## begin Stored rows

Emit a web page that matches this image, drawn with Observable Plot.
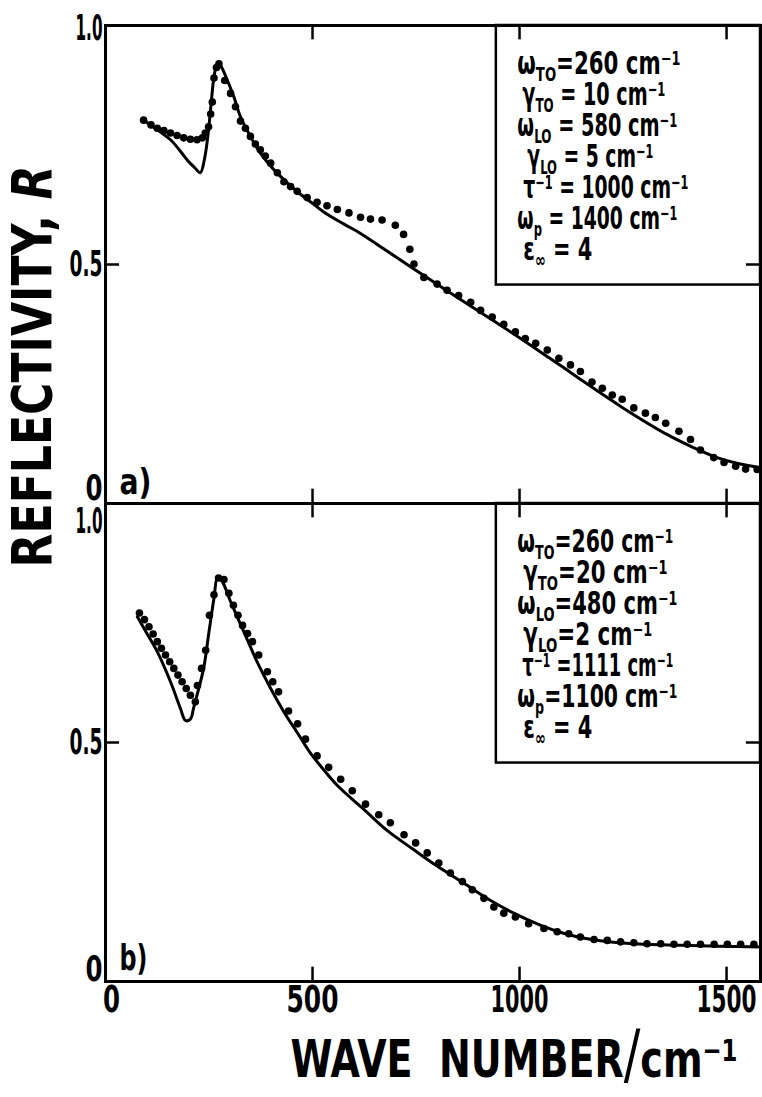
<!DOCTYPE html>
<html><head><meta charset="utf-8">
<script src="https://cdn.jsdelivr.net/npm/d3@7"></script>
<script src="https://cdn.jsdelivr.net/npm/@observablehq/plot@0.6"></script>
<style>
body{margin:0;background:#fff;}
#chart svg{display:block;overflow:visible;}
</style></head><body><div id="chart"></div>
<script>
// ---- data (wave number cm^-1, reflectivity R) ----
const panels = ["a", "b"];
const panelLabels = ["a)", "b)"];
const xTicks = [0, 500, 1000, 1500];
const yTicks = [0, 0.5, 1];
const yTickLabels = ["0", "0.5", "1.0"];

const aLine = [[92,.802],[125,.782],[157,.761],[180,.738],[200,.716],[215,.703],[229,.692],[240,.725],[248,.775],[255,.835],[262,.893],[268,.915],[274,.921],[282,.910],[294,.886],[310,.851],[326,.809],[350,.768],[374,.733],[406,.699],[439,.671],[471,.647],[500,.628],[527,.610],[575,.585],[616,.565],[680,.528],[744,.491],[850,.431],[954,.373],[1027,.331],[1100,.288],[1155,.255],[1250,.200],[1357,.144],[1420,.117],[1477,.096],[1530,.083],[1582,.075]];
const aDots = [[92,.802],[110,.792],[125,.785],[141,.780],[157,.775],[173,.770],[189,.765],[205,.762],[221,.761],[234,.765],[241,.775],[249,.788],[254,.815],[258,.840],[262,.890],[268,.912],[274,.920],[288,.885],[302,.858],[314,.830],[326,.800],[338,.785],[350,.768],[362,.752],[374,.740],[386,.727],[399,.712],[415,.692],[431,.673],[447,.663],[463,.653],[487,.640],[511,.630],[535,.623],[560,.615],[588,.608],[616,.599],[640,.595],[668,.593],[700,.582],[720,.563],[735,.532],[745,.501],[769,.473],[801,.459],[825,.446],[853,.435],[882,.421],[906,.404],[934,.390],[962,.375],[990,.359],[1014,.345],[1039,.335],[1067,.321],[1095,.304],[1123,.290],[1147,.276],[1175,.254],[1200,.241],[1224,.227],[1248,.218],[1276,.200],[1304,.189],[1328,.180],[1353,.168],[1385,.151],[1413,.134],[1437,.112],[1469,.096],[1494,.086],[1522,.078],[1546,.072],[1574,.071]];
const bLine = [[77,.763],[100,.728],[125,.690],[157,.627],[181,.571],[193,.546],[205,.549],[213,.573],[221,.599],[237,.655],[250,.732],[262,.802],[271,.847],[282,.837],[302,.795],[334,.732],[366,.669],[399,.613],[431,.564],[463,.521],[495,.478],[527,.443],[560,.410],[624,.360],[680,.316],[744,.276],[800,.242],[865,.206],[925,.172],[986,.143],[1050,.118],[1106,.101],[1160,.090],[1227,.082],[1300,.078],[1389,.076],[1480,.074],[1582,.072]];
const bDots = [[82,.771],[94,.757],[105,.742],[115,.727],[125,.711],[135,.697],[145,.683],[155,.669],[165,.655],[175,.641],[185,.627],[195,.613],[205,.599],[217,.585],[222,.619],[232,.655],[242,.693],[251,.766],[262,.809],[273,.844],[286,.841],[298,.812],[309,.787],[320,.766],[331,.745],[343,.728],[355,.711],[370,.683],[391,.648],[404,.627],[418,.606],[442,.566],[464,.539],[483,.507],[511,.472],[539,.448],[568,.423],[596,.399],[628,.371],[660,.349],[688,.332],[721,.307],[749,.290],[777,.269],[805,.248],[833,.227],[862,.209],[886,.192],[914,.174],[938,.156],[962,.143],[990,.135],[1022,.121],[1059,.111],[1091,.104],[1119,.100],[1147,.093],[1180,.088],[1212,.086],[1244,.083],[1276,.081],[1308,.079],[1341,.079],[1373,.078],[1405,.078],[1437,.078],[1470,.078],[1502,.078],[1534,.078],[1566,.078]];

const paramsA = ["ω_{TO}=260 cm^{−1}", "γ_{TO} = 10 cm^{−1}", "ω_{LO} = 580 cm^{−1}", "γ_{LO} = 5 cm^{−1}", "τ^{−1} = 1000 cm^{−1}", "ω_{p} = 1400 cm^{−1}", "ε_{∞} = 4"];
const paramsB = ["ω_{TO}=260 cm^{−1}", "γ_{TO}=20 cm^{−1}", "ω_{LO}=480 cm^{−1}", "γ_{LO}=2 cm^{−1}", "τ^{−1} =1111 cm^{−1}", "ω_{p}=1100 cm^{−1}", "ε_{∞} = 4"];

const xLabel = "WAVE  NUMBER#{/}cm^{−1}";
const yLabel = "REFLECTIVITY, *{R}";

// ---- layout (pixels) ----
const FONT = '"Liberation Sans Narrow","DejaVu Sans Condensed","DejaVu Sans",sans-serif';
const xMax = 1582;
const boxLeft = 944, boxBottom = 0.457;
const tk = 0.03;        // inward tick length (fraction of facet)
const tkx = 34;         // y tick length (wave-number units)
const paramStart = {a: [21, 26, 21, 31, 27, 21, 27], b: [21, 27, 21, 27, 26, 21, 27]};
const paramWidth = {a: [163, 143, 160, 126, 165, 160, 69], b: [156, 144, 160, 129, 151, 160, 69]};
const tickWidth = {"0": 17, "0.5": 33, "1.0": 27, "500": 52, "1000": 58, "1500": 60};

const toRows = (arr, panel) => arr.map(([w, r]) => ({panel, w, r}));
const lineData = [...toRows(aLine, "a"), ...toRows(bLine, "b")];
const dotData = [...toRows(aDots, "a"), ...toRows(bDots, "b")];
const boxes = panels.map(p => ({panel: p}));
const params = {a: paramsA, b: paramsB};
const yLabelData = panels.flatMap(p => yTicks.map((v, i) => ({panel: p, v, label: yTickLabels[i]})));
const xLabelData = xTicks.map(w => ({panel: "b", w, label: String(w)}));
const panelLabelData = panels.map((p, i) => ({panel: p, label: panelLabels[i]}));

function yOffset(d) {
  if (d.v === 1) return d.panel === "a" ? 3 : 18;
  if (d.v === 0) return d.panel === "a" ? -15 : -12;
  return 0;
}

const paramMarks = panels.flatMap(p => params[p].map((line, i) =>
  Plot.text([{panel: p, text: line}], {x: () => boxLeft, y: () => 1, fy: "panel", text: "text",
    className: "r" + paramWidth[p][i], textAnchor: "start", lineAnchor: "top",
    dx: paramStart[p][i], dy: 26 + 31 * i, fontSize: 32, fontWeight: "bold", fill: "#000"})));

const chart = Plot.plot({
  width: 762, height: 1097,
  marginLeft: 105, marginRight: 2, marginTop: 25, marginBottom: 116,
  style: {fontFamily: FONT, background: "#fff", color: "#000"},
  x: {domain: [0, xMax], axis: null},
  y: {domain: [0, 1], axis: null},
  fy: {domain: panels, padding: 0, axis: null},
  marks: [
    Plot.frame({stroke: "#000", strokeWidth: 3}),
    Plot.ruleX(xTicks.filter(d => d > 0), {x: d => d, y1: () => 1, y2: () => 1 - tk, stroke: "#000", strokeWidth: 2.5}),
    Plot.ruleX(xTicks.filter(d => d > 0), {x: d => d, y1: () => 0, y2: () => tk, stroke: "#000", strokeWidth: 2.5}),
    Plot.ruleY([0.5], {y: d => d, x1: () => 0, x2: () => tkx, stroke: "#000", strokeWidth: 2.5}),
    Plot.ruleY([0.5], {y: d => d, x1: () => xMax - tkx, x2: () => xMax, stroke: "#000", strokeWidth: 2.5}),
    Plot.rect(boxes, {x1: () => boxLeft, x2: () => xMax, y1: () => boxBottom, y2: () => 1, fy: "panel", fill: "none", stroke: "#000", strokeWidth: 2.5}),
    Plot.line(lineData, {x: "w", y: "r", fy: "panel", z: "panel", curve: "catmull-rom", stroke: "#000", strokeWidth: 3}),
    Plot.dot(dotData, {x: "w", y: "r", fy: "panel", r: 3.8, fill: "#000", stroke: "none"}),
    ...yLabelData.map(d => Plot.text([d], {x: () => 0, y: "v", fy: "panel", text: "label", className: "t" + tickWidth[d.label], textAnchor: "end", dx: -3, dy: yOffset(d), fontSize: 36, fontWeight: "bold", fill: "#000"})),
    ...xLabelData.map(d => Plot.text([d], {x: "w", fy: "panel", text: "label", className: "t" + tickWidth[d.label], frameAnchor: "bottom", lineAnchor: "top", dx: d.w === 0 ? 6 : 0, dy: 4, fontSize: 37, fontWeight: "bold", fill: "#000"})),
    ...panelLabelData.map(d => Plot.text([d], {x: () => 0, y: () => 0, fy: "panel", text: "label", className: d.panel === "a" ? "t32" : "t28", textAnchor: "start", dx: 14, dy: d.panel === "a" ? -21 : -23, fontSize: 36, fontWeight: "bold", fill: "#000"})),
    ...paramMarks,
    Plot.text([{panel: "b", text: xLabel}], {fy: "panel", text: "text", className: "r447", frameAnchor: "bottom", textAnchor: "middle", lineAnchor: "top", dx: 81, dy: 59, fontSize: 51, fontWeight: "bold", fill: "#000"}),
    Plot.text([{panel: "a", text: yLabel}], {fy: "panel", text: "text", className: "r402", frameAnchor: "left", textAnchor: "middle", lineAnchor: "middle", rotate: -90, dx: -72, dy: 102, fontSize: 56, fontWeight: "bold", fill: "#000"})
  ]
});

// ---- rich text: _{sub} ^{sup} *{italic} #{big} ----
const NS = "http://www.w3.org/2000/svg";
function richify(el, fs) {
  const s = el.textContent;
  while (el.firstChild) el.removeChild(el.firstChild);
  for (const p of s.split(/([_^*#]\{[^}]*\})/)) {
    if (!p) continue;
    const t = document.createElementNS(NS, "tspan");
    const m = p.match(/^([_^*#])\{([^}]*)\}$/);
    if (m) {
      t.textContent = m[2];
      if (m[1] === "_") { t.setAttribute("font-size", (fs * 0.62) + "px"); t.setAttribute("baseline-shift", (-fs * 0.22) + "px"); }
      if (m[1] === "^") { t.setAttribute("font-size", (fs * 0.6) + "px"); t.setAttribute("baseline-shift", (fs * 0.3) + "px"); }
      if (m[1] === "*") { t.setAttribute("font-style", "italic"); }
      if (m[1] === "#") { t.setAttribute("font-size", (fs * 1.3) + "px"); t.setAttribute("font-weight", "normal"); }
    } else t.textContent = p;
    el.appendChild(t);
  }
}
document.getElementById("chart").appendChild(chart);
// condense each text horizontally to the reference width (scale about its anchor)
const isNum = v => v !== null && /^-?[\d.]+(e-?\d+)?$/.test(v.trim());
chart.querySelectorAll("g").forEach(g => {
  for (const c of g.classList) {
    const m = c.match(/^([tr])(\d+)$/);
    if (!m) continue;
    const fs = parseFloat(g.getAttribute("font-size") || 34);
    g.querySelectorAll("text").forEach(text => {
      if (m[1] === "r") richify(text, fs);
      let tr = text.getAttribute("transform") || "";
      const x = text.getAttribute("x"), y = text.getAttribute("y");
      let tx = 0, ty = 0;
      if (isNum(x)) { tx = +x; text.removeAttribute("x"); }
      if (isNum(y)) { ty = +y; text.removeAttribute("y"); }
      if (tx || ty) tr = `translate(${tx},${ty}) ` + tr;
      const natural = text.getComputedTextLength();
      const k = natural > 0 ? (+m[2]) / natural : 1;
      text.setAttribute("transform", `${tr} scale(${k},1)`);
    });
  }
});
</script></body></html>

## end Stored rows
## begin Stored rows

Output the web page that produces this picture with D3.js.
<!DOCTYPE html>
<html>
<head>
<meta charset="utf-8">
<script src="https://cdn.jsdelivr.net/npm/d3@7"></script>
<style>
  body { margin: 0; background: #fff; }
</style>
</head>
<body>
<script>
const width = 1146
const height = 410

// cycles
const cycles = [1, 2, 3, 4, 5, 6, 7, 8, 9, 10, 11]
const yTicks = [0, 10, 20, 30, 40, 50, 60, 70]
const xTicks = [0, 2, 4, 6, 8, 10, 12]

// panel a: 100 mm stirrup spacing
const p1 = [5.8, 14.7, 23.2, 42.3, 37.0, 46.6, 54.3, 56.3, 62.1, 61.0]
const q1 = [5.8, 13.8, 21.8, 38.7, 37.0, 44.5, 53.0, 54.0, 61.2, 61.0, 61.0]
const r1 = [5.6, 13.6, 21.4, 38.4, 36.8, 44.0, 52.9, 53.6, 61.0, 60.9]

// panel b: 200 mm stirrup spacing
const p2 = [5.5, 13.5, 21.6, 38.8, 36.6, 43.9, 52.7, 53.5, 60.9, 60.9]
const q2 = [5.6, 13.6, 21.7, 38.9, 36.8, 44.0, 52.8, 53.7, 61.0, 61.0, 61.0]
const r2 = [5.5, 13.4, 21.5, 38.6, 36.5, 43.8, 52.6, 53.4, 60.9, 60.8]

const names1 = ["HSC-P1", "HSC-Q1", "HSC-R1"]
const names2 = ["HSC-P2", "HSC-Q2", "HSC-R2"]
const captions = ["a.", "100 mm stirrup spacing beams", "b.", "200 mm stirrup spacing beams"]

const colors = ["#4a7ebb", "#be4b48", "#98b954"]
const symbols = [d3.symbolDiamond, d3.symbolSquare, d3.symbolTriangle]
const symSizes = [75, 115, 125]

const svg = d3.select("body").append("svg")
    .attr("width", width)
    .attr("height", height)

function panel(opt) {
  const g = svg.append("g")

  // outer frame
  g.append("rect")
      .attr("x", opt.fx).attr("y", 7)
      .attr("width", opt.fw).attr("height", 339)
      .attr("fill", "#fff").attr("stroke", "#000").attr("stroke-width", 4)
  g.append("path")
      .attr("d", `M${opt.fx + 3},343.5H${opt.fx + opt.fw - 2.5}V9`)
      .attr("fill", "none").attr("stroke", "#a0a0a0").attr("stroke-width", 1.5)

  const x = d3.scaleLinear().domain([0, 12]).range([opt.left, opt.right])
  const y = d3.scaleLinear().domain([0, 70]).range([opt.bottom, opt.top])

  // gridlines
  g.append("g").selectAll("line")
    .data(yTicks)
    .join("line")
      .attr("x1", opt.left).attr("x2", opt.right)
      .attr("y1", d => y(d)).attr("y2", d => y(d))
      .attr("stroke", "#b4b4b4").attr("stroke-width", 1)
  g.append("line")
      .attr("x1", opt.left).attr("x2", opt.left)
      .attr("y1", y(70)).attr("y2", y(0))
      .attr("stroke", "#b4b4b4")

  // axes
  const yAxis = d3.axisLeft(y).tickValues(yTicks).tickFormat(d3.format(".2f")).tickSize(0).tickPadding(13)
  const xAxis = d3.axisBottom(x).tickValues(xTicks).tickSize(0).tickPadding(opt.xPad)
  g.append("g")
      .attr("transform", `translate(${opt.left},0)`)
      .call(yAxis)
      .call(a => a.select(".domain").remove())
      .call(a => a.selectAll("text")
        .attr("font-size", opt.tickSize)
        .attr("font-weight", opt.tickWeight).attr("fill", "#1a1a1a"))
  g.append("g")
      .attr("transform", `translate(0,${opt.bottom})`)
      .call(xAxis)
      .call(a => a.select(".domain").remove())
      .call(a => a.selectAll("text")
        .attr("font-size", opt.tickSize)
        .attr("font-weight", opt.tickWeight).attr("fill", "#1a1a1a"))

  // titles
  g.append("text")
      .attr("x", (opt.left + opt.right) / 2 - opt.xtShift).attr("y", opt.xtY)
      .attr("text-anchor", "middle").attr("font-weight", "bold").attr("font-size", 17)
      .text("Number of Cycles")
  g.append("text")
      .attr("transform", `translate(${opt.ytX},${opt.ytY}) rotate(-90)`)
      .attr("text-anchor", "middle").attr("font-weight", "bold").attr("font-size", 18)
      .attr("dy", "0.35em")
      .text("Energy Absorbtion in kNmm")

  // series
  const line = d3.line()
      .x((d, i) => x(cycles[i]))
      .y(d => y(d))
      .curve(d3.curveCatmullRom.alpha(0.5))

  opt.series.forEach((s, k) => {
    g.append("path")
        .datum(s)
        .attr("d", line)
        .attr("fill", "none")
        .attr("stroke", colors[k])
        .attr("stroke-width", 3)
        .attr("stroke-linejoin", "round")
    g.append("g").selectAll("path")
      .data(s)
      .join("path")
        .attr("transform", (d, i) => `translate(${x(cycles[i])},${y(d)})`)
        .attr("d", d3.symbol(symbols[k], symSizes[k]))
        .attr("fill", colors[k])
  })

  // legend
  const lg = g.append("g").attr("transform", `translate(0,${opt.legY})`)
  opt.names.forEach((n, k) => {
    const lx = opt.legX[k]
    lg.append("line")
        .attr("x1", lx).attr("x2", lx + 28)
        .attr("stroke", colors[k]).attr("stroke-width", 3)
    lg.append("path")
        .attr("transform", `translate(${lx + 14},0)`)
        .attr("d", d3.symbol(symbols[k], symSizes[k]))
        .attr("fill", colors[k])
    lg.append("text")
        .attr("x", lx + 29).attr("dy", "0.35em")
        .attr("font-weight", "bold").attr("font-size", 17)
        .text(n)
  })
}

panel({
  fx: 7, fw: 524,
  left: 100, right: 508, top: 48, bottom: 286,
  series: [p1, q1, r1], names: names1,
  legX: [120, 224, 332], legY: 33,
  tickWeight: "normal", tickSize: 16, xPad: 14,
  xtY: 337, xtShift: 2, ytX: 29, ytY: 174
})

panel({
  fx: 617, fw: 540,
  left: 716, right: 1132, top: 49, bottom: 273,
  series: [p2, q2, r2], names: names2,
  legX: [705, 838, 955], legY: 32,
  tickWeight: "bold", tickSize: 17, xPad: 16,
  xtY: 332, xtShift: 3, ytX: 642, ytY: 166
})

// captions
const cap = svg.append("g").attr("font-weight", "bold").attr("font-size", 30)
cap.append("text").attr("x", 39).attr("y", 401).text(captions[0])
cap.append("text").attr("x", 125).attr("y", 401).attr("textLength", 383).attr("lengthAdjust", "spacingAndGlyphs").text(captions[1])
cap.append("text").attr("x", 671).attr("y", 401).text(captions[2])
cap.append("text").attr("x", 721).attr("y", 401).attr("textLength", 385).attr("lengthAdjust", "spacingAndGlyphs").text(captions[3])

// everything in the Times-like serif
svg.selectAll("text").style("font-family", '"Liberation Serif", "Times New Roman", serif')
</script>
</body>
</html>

## end Stored rows
## begin Stored rows

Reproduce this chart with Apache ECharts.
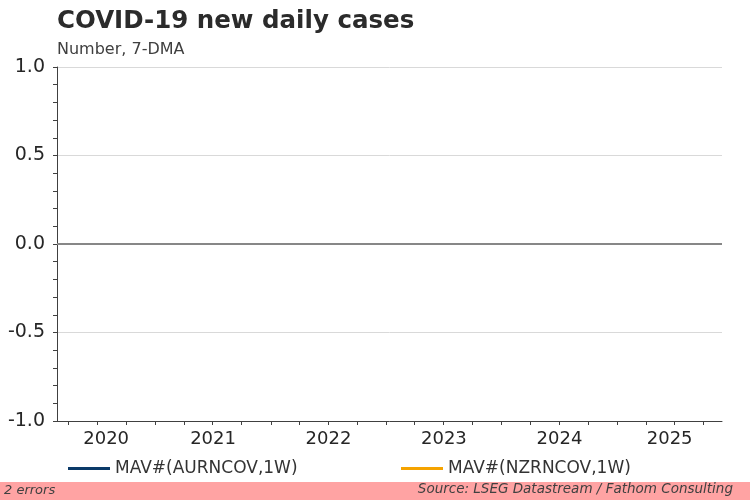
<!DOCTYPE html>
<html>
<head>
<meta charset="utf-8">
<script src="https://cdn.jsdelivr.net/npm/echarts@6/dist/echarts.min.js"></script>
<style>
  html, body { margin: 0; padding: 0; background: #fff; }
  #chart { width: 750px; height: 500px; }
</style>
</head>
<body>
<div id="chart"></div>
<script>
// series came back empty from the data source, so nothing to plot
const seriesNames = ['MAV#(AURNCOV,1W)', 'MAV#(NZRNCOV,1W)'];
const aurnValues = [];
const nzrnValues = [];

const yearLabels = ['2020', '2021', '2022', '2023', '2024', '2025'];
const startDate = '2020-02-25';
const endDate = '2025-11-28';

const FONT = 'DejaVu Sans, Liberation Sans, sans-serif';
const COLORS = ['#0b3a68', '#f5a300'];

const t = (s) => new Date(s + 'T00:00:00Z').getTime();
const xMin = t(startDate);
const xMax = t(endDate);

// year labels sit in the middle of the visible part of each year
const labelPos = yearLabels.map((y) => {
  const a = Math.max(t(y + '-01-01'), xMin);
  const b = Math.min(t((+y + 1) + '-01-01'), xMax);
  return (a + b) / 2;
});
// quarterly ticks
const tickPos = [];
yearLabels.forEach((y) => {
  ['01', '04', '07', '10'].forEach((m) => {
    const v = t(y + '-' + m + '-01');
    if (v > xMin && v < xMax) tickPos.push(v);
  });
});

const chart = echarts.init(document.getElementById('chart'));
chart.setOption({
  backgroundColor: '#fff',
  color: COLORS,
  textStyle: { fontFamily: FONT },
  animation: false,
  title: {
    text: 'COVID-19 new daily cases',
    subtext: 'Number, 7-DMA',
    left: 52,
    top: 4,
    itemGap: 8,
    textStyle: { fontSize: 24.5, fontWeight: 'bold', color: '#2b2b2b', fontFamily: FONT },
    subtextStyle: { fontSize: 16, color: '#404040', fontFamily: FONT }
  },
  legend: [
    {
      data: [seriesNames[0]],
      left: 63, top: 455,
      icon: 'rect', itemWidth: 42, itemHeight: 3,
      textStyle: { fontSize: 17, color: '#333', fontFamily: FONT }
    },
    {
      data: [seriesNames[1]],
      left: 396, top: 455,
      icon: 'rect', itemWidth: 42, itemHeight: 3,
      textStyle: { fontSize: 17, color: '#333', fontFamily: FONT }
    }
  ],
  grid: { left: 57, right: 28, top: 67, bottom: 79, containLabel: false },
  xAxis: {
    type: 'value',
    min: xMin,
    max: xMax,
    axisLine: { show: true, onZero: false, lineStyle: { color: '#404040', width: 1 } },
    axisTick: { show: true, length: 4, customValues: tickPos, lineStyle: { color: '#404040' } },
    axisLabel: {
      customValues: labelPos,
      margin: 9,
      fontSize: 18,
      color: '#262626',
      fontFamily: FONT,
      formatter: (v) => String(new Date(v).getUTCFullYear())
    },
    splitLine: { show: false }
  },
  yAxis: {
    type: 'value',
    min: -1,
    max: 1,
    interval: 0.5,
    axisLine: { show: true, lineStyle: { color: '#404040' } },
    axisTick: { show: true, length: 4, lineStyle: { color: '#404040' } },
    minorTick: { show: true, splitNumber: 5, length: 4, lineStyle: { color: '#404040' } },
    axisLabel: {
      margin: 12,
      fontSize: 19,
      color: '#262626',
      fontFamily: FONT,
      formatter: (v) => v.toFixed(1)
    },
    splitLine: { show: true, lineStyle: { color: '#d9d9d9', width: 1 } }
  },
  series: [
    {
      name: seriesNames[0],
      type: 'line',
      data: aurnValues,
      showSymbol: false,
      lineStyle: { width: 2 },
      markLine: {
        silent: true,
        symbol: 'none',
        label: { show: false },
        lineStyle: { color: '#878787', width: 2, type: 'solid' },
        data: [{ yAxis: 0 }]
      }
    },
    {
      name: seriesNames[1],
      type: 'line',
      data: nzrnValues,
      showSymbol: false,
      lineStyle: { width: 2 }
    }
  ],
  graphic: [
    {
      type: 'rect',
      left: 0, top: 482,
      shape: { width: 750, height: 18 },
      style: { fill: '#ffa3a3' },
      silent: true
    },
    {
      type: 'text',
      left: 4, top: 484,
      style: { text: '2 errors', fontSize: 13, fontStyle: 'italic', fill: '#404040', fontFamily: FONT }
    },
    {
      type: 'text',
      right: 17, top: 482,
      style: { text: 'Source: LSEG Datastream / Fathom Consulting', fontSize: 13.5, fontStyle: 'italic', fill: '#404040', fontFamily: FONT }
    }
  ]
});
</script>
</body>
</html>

## end Stored rows

The lines to return run from the one containing "Output the web" down to the one containing "const xTicks = [0, 2, 4, 6, 8, 10, 12]"; give them exactly, both included, and no others.

Output the web page that produces this picture with D3.js.
<!DOCTYPE html>
<html>
<head>
<meta charset="utf-8">
<script src="https://cdn.jsdelivr.net/npm/d3@7"></script>
<style>
  body { margin: 0; background: #fff; }
</style>
</head>
<body>
<script>
const width = 1146
const height = 410

// cycles
const cycles = [1, 2, 3, 4, 5, 6, 7, 8, 9, 10, 11]
const yTicks = [0, 10, 20, 30, 40, 50, 60, 70]
const xTicks = [0, 2, 4, 6, 8, 10, 12]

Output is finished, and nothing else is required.